Their next opponent was UCSD, which the team ended up losing in a hard-fought battle. They played Illinois and Cornell in the Northern portion of the Gold Bracket backdraw. Cal Poly went into these matches focusing on the team camaraderie and allowing all players to compete in the final matches. The Mustangs finished 8th in the country.
San Diego State earned their bid to the National Championship at the 2017 Spring Invitational. While the Aztecs were not playing with the complete roster from the Spring Invite, this group of Aztecs did not disappoint. Since the team did not earn a bid to the championship from their finish at the Section championship, the Aztecs were placed as the number 4 team in their pool. In their first match of the tournament – an early 8 a.m. match – the Aztecs played the number one team in their pool Columbia. They ended up winning this match in a Super Tiebreaker. They then had to face the eventual national champions Ohio State, where they put up a good fight, but lost 16-24. They finished out pool play against Colorado School of the Mines, putting the Aztecs into the Silver Bracket.
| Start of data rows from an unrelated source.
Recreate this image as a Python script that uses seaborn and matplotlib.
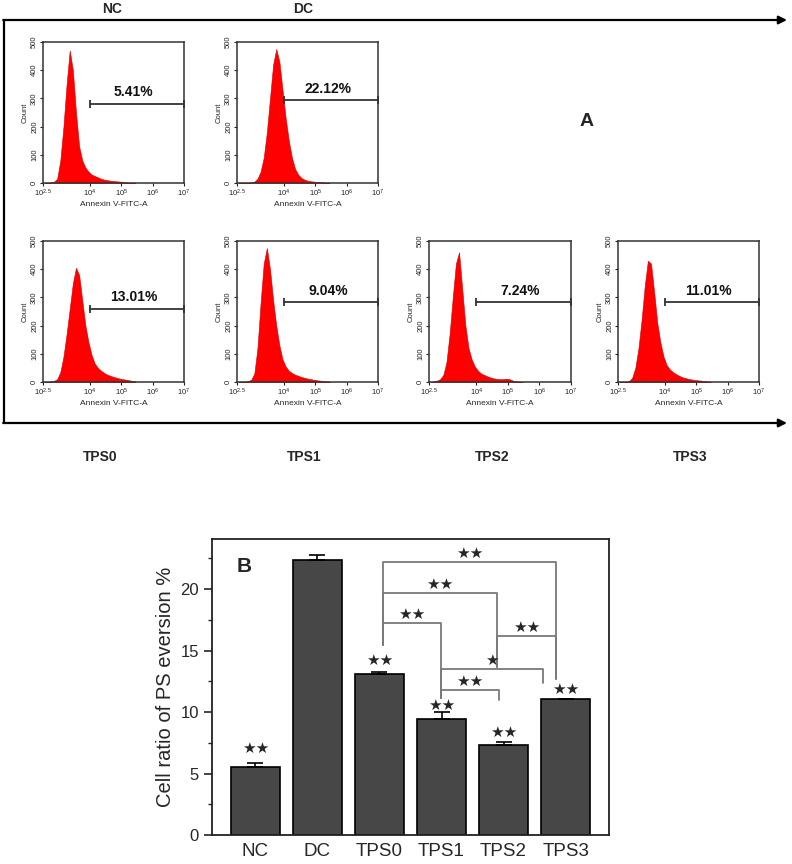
"""Annexin V flow cytometry panels (A) and PS eversion bar chart (B)."""

import matplotlib
matplotlib.use('Agg')
import matplotlib.pyplot as plt
import numpy as np
import seaborn as sns

# ---- panel A: histogram counts, one value per 0.1-decade bin from 10^2.5 to 10^5.5
bin_centers_log = np.arange(2.55, 5.5, 0.1)

nc_counts = [0, 0, 2, 5, 15, 80, 200, 350, 470, 400, 250, 130, 80, 55, 40,
             30, 25, 20, 15, 12, 10, 8, 7, 6, 5, 4, 2, 1, 0, 0]
dc_counts = [0, 0, 0, 1, 2, 5, 15, 40, 90, 180, 300, 420, 475, 430, 330,
             230, 150, 90, 50, 30, 18, 12, 8, 6, 5, 4, 3, 2, 1, 0]
tps0_counts = [0, 0, 2, 4, 10, 35, 90, 170, 260, 350, 405, 380, 290, 200, 140,
               95, 65, 50, 40, 32, 26, 22, 18, 15, 12, 10, 8, 6, 4, 2]
tps1_counts = [0, 0, 1, 3, 8, 30, 120, 280, 420, 475, 400, 290, 200, 130, 80,
               55, 40, 32, 26, 22, 18, 15, 12, 10, 8, 6, 5, 3, 2, 1]
tps2_counts = [0, 2, 5, 10, 25, 70, 170, 300, 420, 460, 330, 200, 120, 80, 55,
               40, 30, 25, 20, 16, 13, 11, 10, 10, 12, 10, 5, 2, 1, 0]
tps3_counts = [0, 0, 1, 3, 15, 50, 120, 220, 340, 430, 420, 320, 210, 140, 90,
               60, 45, 35, 28, 22, 17, 14, 11, 9, 7, 6, 5, 3, 2, 1]

hist_names = ["NC", "DC", "TPS0", "TPS1", "TPS2", "TPS3"]
hist_counts = [nc_counts, dc_counts, tps0_counts, tps1_counts, tps2_counts, tps3_counts]
hist_pct = ["5.41%", "22.12%", "13.01%", "9.04%", "7.24%", "11.01%"]
gate_level = [281, 293, 260, 284, 284, 284]

# ---- panel B: bar chart
groups = ["NC", "DC", "TPS0", "TPS1", "TPS2", "TPS3"]
ratio = [5.56, 22.36, 13.12, 9.40, 7.32, 11.03]
ratio_err = [0.27, 0.40, 0.16, 0.60, 0.27, 0.05]
bar_stars = ["★★", "", "★★", "★★", "★★", "★★"]

# significance brackets: (left x, right x, top y, left foot, right foot, label)
brackets = [
    (2.06, 4.84, 22.2, 15.45, 12.7, "★★"),
    (2.06, 3.89, 19.7, 15.45, 13.7, "★★"),
    (2.06, 2.99, 17.26, 15.45, 11.1, "★★"),
    (3.89, 4.84, 16.2, 13.7, 12.7, "★★"),
    (2.99, 4.63, 13.5, 11.1, 12.4, "★"),
    (2.99, 3.93, 11.8, 11.1, 11.0, "★★"),
]

W, H = 792, 864
sns.set_theme(style="ticks")
plt.rcParams['font.family'] = ['Liberation Sans', 'DejaVu Sans']
plt.rcParams['mathtext.fontset'] = 'custom'
plt.rcParams['mathtext.rm'] = 'Liberation Sans'
plt.rcParams['mathtext.it'] = 'Liberation Sans'

fig = plt.figure(figsize=(W / 100, H / 100), dpi=100)


def px_rect(left, top, right, bottom):
    return [left / W, 1 - bottom / H, (right - left) / W, (bottom - top) / H]


# frame with arrows around panel A
frame = fig.add_axes([0, 0, 1, 1], zorder=-1)
frame.set_xlim(0, W)
frame.set_ylim(H, 0)
frame.axis('off')
frame.plot([4, 4], [20, 423], color='black', lw=1.6)
for yy in (20, 423):
    frame.annotate("", xy=(787, yy), xytext=(3.2, yy),
                   arrowprops=dict(arrowstyle='-|>', color='black', lw=1.6,
                                   mutation_scale=12, shrinkA=0, shrinkB=0))

label_pos = [(112, 9), (303, 9), (100, 457), (304, 457), (492, 457), (690, 457)]
for name, (lx, ly) in zip(hist_names, label_pos):
    frame.text(lx, ly, name, ha='center', va='center', fontsize=10, fontweight='bold')
frame.text(587, 122, "A", ha='center', va='center', fontsize=14, fontweight='bold')

hist_boxes = [(43, 42, 184, 183), (237, 42, 378, 183),
              (43, 241, 184, 382), (237, 241, 378, 382),
              (429, 241, 571, 382), (618, 241, 759, 382)]

for counts, pct, gate, box in zip(hist_counts, hist_pct, gate_level, hist_boxes):
    ax = fig.add_axes(px_rect(*box))
    sns.histplot(x=10 ** bin_centers_log, weights=counts, binwidth=0.1,
                 binrange=(2.5, 5.5), log_scale=True, element="poly",
                 fill=True, color='red', alpha=1, linewidth=0.4,
                 edgecolor='#cc0000', ax=ax)
    ax.set_xlim(10 ** 2.5, 1e7)
    ax.set_ylim(0, 500)
    ax.set_xticks([10 ** 2.5, 1e4, 1e5, 1e6, 1e7])
    ax.set_xticklabels([r'$10^{2.5}$', r'$10^{4}$', r'$10^{5}$', r'$10^{6}$', r'$10^{7}$'])
    ax.minorticks_off()
    ax.set_yticks(range(0, 501, 100))
    ax.set_yticklabels([str(v) for v in range(0, 501, 100)], rotation=90, va='center')
    ax.tick_params(labelsize=5.5, length=2, width=0.8, pad=1.5, colors='#222222')
    ax.set_xlabel("Annexin V-FITC-A", fontsize=6, labelpad=1.5)
    ax.set_ylabel("Count", fontsize=5.5, labelpad=1.5)
    for sp in ax.spines.values():
        sp.set_visible(True)
        sp.set_linewidth(1.1)
        sp.set_color('#333333')
    ax.plot([1e4, 1e7], [gate, gate], color='#333333', lw=1.3,
            marker='|', markersize=6, mew=1.3)
    ax.text(10 ** 5.4, gate + 40, pct, ha='center', va='center',
            fontsize=10, fontweight='bold', color='#111111')

# ---- panel B
axb = fig.add_axes(px_rect(212, 539, 609, 835))
sns.barplot(x=groups, y=ratio, color='#474747', edgecolor='black',
            linewidth=1.2, width=0.8, saturation=1, errorbar=None, ax=axb)
axb.errorbar(x=range(len(groups)), y=ratio,
             yerr=[np.zeros(len(ratio)), ratio_err], fmt='none',
             ecolor='black', elinewidth=1.2, capsize=6, capthick=1.2)
axb.set_xlim(-0.7, 5.7)
axb.set_ylim(0, 24.07)
axb.set_yticks([0, 5, 10, 15, 20])
axb.set_yticks(np.arange(2.5, 24, 5), minor=True)
axb.tick_params(axis='y', which='major', labelsize=12, length=6, width=1.2, direction='out')
axb.tick_params(axis='y', which='minor', length=3, width=1.0, direction='out')
axb.tick_params(axis='x', labelsize=13.5, length=0, pad=6)
axb.set_xlabel("")
axb.set_ylabel("Cell ratio of PS eversion %", fontsize=14.5, labelpad=4)
for sp in axb.spines.values():
    sp.set_visible(True)
    sp.set_linewidth(1.3)
    sp.set_color('#222222')

star_y = [7.05, 0, 14.2, 10.57, 8.35, 11.84]
for i, (s, sy) in enumerate(zip(bar_stars, star_y)):
    if s:
        axb.text(i, sy, s, ha='center', va='center', fontsize=11,
                 family=['DejaVu Sans'])

for x0, x1, top, f0, f1, lab in brackets:
    axb.plot([x0, x0, x1, x1], [f0, top, top, f1], color='#7a7a7a', lw=1.3)
    axb.text((x0 + x1) / 2, top + 0.7, lab, ha='center', va='center',
             fontsize=11, family=['DejaVu Sans'])

axb.text(-0.18, 21.8, "B", ha='center', va='center', fontsize=15, fontweight='bold')

plt.savefig("out.png", dpi=100)
plt.close()
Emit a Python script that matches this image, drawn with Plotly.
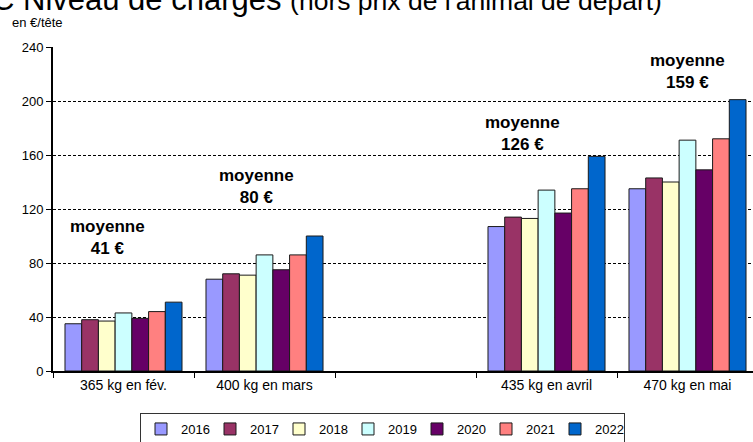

First up, the not to be underestimated 2017 Gold Bracket semifinalists Minnesota. Not a problem. Aztecs win 26-18. In the quarterfinals, they faced a rowdy team from Rutgers and won without dropping a set. In the semifinals, Wisconsin was the team’s next victim. It was a much tighter match, but the team came together and pulled out a 26-24 win. In the final, San Diego State battled against Florida, but one player from the Gators proved to be too much in men’s singles and mixed doubles. SDSU fell to Florida in the final of the Silver Bracket, but finished as the 18th best school in the nation.
In the end, the Southern California teams left Orlando with a lot to be proud of. The tennis was incredibly memorable, but it’s the time spent with their teammates that TOC SoCal players will take with them forever.